The dire situation facing the St. Lawrence River muskellunge population was highlighted through surveys this year that found only one young of the year fish between Prince Edward County and Montreal.
The River Institute and Environment Program at the Mohawk Council of Akwesasne (MCA) conduct annual near-shore seine net surveys to judge the health of the year’s fish hatch. This year they documented 22,000 fish from 41 species in 78 surveys.

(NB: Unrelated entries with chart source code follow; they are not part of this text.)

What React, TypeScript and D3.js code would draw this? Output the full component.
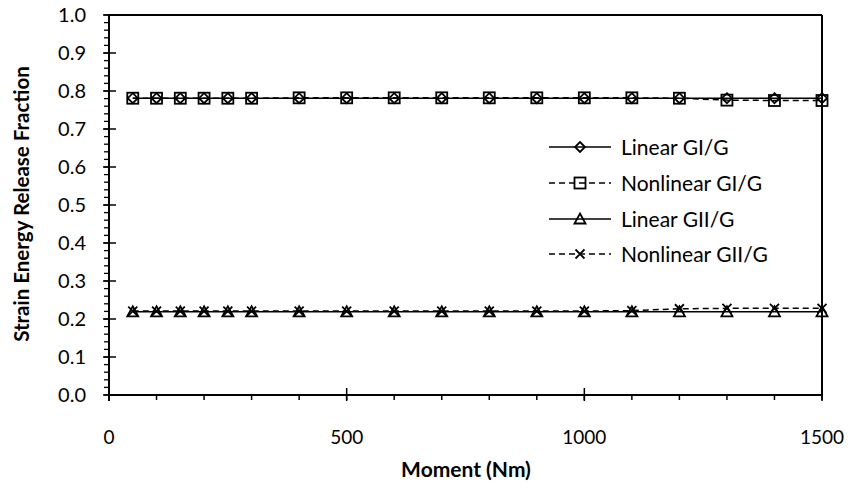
import { useEffect, useRef } from 'react'
import * as d3 from 'd3'

const moments = [50, 100, 150, 200, 250, 300, 400, 500, 600, 700, 800, 900, 1000, 1100, 1200, 1300, 1400, 1500]
const linearGI = [0.781, 0.781, 0.781, 0.781, 0.781, 0.781, 0.781, 0.781, 0.781, 0.781, 0.781, 0.781, 0.781, 0.781, 0.781, 0.781, 0.781, 0.781]
const nonlinearGI = [0.781, 0.781, 0.781, 0.781, 0.781, 0.781, 0.782, 0.782, 0.782, 0.782, 0.782, 0.782, 0.782, 0.782, 0.781, 0.776, 0.775, 0.775]
const linearGII = [0.219, 0.219, 0.219, 0.219, 0.219, 0.219, 0.219, 0.219, 0.219, 0.219, 0.219, 0.219, 0.219, 0.219, 0.219, 0.219, 0.219, 0.219]
const nonlinearGII = [0.221, 0.221, 0.221, 0.221, 0.221, 0.221, 0.221, 0.221, 0.221, 0.221, 0.221, 0.221, 0.221, 0.222, 0.227, 0.228, 0.228, 0.228]
const seriesNames = ['Linear GI/G', 'Nonlinear GI/G', 'Linear GII/G', 'Nonlinear GII/G']
const xTicks = [0, 500, 1000, 1500]
const yTicks = [0, 0.1, 0.2, 0.3, 0.4, 0.5, 0.6, 0.7, 0.8, 0.9, 1.0]

const FONT = 'Lato, "Open Sans", sans-serif'

function drawMarker(g: any, kind: string, cx: number, cy: number) {
  const s = g.append('g').attr('fill', 'none').attr('stroke', '#000').attr('stroke-width', 1.8)
  if (kind === 'diamond') {
    s.append('path').attr('d', `M${cx},${cy - 5}L${cx + 5},${cy}L${cx},${cy + 5}L${cx - 5},${cy}Z`)
  } else if (kind === 'square') {
    s.append('rect').attr('x', cx - 5.5).attr('y', cy - 5.5).attr('width', 11).attr('height', 11)
  } else if (kind === 'triangle') {
    s.append('path').attr('d', `M${cx},${cy - 5.5}L${cx + 5.5},${cy + 4.5}L${cx - 5.5},${cy + 4.5}Z`)
  } else {
    s.append('path').attr('d', `M${cx - 4.5},${cy - 4.5}L${cx + 4.5},${cy + 4.5}M${cx + 4.5},${cy - 4.5}L${cx - 4.5},${cy + 4.5}`)
  }
}

function StrainChart() {
  const svgRef = useRef<SVGSVGElement>(null)

  useEffect(() => {
    const width = 852
    const height = 501
    const left = 109, right = 822, top = 15, bottom = 395

    const svg = d3.select(svgRef.current)
    svg.selectAll('*').remove()
    svg.attr('width', width).attr('height', height)

    svg.append('rect').attr('width', width).attr('height', height).attr('fill', '#fff')

    const x = d3.scaleLinear().domain([0, 1500]).range([left, right])
    const y = d3.scaleLinear().domain([0, 1]).range([bottom, top])

    const series = [
      { name: seriesNames[0], values: linearGI, marker: 'diamond', dash: null },
      { name: seriesNames[1], values: nonlinearGI, marker: 'square', dash: '6,4' },
      { name: seriesNames[2], values: linearGII, marker: 'triangle', dash: null },
      { name: seriesNames[3], values: nonlinearGII, marker: 'cross', dash: '6,4' },
    ]

    const line = d3.line<number>()
      .x((_, i) => x(moments[i]))
      .y(d => y(d))

    // lines
    series.forEach(s => {
      svg.append('path')
        .attr('d', line(s.values))
        .attr('fill', 'none')
        .attr('stroke', '#000')
        .attr('stroke-width', 1.5)
        .attr('stroke-dasharray', s.dash)
    })
    // markers
    series.forEach(s => {
      s.values.forEach((v, i) => drawMarker(svg, s.marker, x(moments[i]), y(v)))
    })

    // frame
    const axisStroke = 2
    svg.append('line').attr('x1', left).attr('x2', right).attr('y1', top).attr('y2', top)
      .attr('stroke', '#000').attr('stroke-width', axisStroke)
    svg.append('line').attr('x1', right).attr('x2', right).attr('y1', top).attr('y2', bottom)
      .attr('stroke', '#000').attr('stroke-width', axisStroke)

    // x axis
    const xMinor = d3.range(0, 1501, 100)
    svg.append('line').attr('x1', left).attr('x2', right + 1).attr('y1', bottom).attr('y2', bottom)
      .attr('stroke', '#000').attr('stroke-width', axisStroke)
    xMinor.forEach(t => {
      svg.append('line').attr('x1', x(t)).attr('x2', x(t)).attr('y1', bottom).attr('y2', bottom + 5)
        .attr('stroke', '#000').attr('stroke-width', 1.5)
    })
    xTicks.forEach(t => {
      svg.append('line').attr('x1', x(t)).attr('x2', x(t)).attr('y1', bottom - 7).attr('y2', bottom + 6)
        .attr('stroke', '#000').attr('stroke-width', 1.5)
      svg.append('text').attr('x', x(t)).attr('y', 444)
        .attr('text-anchor', 'middle').attr('font-family', FONT).attr('font-size', 19)
        .attr('fill', '#000').text(d3.format('d')(t))
    })

    // y axis
    const yMinor = d3.range(0, 51).map(i => i / 50)
    svg.append('line').attr('x1', left).attr('x2', left).attr('y1', top - 1).attr('y2', bottom + 6)
      .attr('stroke', '#000').attr('stroke-width', axisStroke)
    yMinor.forEach(t => {
      svg.append('line').attr('x1', left - 5).attr('x2', left).attr('y1', y(t)).attr('y2', y(t))
        .attr('stroke', '#000').attr('stroke-width', 1.3)
    })
    yTicks.forEach(t => {
      svg.append('line').attr('x1', left - 6).attr('x2', left + 7).attr('y1', y(t)).attr('y2', y(t))
        .attr('stroke', '#000').attr('stroke-width', 1.5)
      svg.append('text').attr('x', 86).attr('y', y(t) + 7)
        .attr('text-anchor', 'end').attr('font-family', FONT).attr('font-size', 20)
        .attr('fill', '#000').text(d3.format('.1f')(t))
    })

    // axis titles
    svg.append('text').attr('x', 466).attr('y', 477)
      .attr('text-anchor', 'middle').attr('font-family', FONT).attr('font-weight', 'bold')
      .attr('font-size', 21).attr('fill', '#000').text('Moment (Nm)')
    svg.append('text').attr('transform', `translate(29, 204) rotate(-90)`)
      .attr('text-anchor', 'middle').attr('font-family', FONT).attr('font-weight', 'bold')
      .attr('font-size', 20.5).attr('fill', '#000').text('Strain Energy Release Fraction')

    // legend
    const legendRows = [147, 183, 219, 254]
    series.forEach((s, i) => {
      const ly = legendRows[i]
      svg.append('line').attr('x1', 549).attr('x2', 611).attr('y1', ly).attr('y2', ly)
        .attr('stroke', '#000').attr('stroke-width', 1.5).attr('stroke-dasharray', s.dash)
      drawMarker(svg, s.marker, 580, ly)
      svg.append('text').attr('x', 621).attr('y', ly + 7.5)
        .attr('font-family', FONT).attr('font-size', 21).attr('fill', '#000').text(s.name)
    })
  }, [])

  return <svg ref={svgRef} style={{ position: 'absolute', left: 0, top: 0, display: 'block' }} />
}

export default function App() {
  return <StrainChart />
}
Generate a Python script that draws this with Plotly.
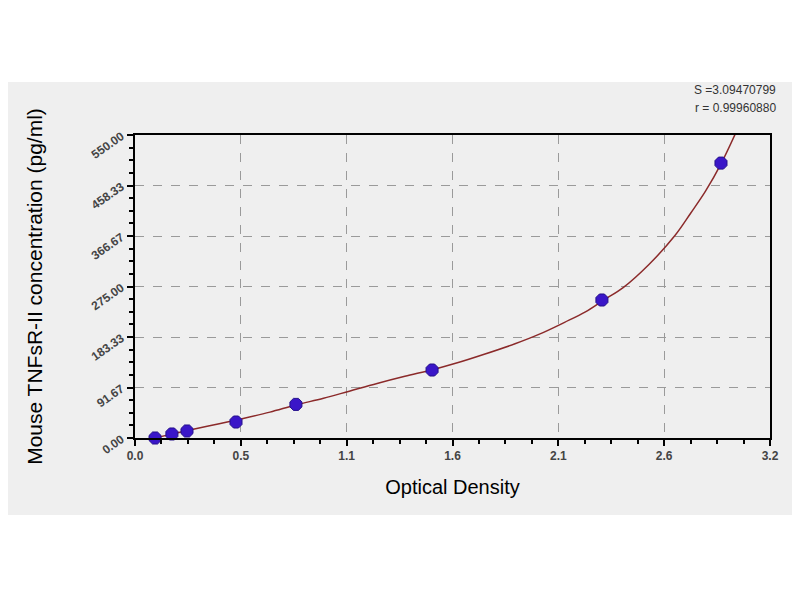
import plotly.graph_objects as go

# standards: optical density vs concentration
od = [0.101, 0.186, 0.262, 0.509, 0.811, 1.497, 2.353, 2.953]
conc = [0.0, 7.3, 12.7, 29.0, 61.0, 123.4, 250.5, 499.0]

# fitted curve
fit_od = [0.10, 0.19, 0.27, 0.40, 0.54, 0.68, 0.81, 0.95, 1.08, 1.22, 1.36, 1.50,
          1.62, 1.76, 1.915, 2.035, 2.165, 2.27, 2.36, 2.46, 2.59, 2.72, 2.80, 2.875,
          2.955, 3.03]
fit_conc = [0.0, 7.5, 14.0, 24.0, 35.0, 47.0, 60.0, 72.0, 85.0, 99.0, 112.0, 124.0,
            136.0, 152.0, 171.0, 188.0, 210.0, 229.0, 250.0, 273.0, 315.0, 367.0,
            408.0, 448.0, 499.0, 556.0]

x_tickvals = [0.0, 3.2 / 6, 6.4 / 6, 1.6, 12.8 / 6, 16 / 6, 3.2]
x_ticktext = ["0.0", "0.5", "1.1", "1.6", "2.1", "2.6", "3.2"]
y_tickvals = [0.0, 550 / 6, 1100 / 6, 275.0, 2200 / 6, 2750 / 6, 550.0]
y_ticktext = ["0.00", "91.67", "183.33", "275.00", "366.67", "458.33", "550.00"]

font = "Liberation Sans, Arial, sans-serif"

fig = go.Figure()
fig.add_trace(go.Scatter(x=fit_od, y=fit_conc, mode="lines",
                         line=dict(color="#8b2a2a", width=1.5, shape="spline"),
                         hoverinfo="skip"))
fig.add_trace(go.Scatter(x=od, y=conc, mode="markers", cliponaxis=False,
                         marker=dict(symbol="octagon", size=13, color="#3a16c8",
                                     line=dict(color="#24108a", width=1))))

axis_common = dict(showline=True, linecolor="black", linewidth=2, mirror=True,
                   ticks="outside", ticklen=6, tickwidth=1.5, tickcolor="black",
                   showgrid=True, gridcolor="#9a9a9a", griddash="dash", gridwidth=1,
                   zeroline=False, tickmode="array",
                   tickfont=dict(family=font, size=12, color="#444444", weight="bold"))

fig.update_xaxes(range=[0, 3.2], tickvals=x_tickvals, ticktext=x_ticktext,
                 minor=dict(dtick=0.8 / 6, ticks="outside", ticklen=4,
                            tickcolor="black", showgrid=False),
                 title=dict(text="Optical Density", standoff=18,
                            font=dict(family=font, size=20, color="black")),
                 **axis_common)
fig.update_yaxes(range=[0, 550], tickvals=y_tickvals, ticktext=y_ticktext,
                 tickangle=-35, ticklabelstandoff=3,
                 minor=dict(dtick=550 / 24, ticks="outside", ticklen=4,
                            tickcolor="black", showgrid=False),
                 title=dict(text="Mouse TNFsR-II concentration (pg/ml)", standoff=40,
                            font=dict(family=font, size=21, color="black")),
                 **axis_common)

fig.add_shape(type="rect", xref="paper", yref="paper", x0=-0.22, x1=1.06,
              y0=-0.254, y1=1.175, fillcolor="#efefef", line_width=0, layer="below")

fig.add_annotation(xref="paper", yref="paper", x=1.0126, y=1.149, xanchor="right",
                   yanchor="middle", showarrow=False, text="S =3.09470799",
                   font=dict(family=font, size=12, color="#333333"))
fig.add_annotation(xref="paper", yref="paper", x=1.0126, y=1.089, xanchor="right",
                   yanchor="middle", showarrow=False, text="r = 0.99960880",
                   font=dict(family=font, size=12, color="#333333"))

fig.update_layout(width=800, height=600, showlegend=False,
                  paper_bgcolor="white", plot_bgcolor="white",
                  margin=dict(l=127, r=38, t=127, b=170))

fig.write_html("out.html")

There have been worse years for muskie — there were none found in 2015 at 53 sites and one in 2016 at 81 sites, but there was a slight increase leading up to six last year.
“Those stats really convey how rare it is to find these young of the year in the river, especially this year,” said Matthew Windle, a research scientist with the River Institute.
Trend noticed across border, too
There are healthy pockets of muskellunge in the river, but it isn’t what it used to be. Windle said the same trend is being noticed on the US side and in other Canadian surveys. Historically, the St. Lawrence River had a healthy muskie population, and it is often named as potential water for producing the next record fish. When viral hemorrhagic septicemia (VHS), a deadly infectious fish disease, hit in the mid-2000s, it killed a lot of the adult muskie in the river. “That hit the population hard and there’s been a slow recovery,” Windle said.
This challenge was especially hard for muskie. They don’t spawn until five to seven years of age and instead of guarding their eggs, they broadcast them in shallow weed-filled bays. This makes the eggs susceptible to predation from round goby. Invasive species filling the bays and warming water also work against the muskie. This spring, Windle said the water levels were too low, impairing the ability of spawning fish to access habitat. In 2017 and 2019, too much current and flooding worked against spawning muskie by washing eggs away.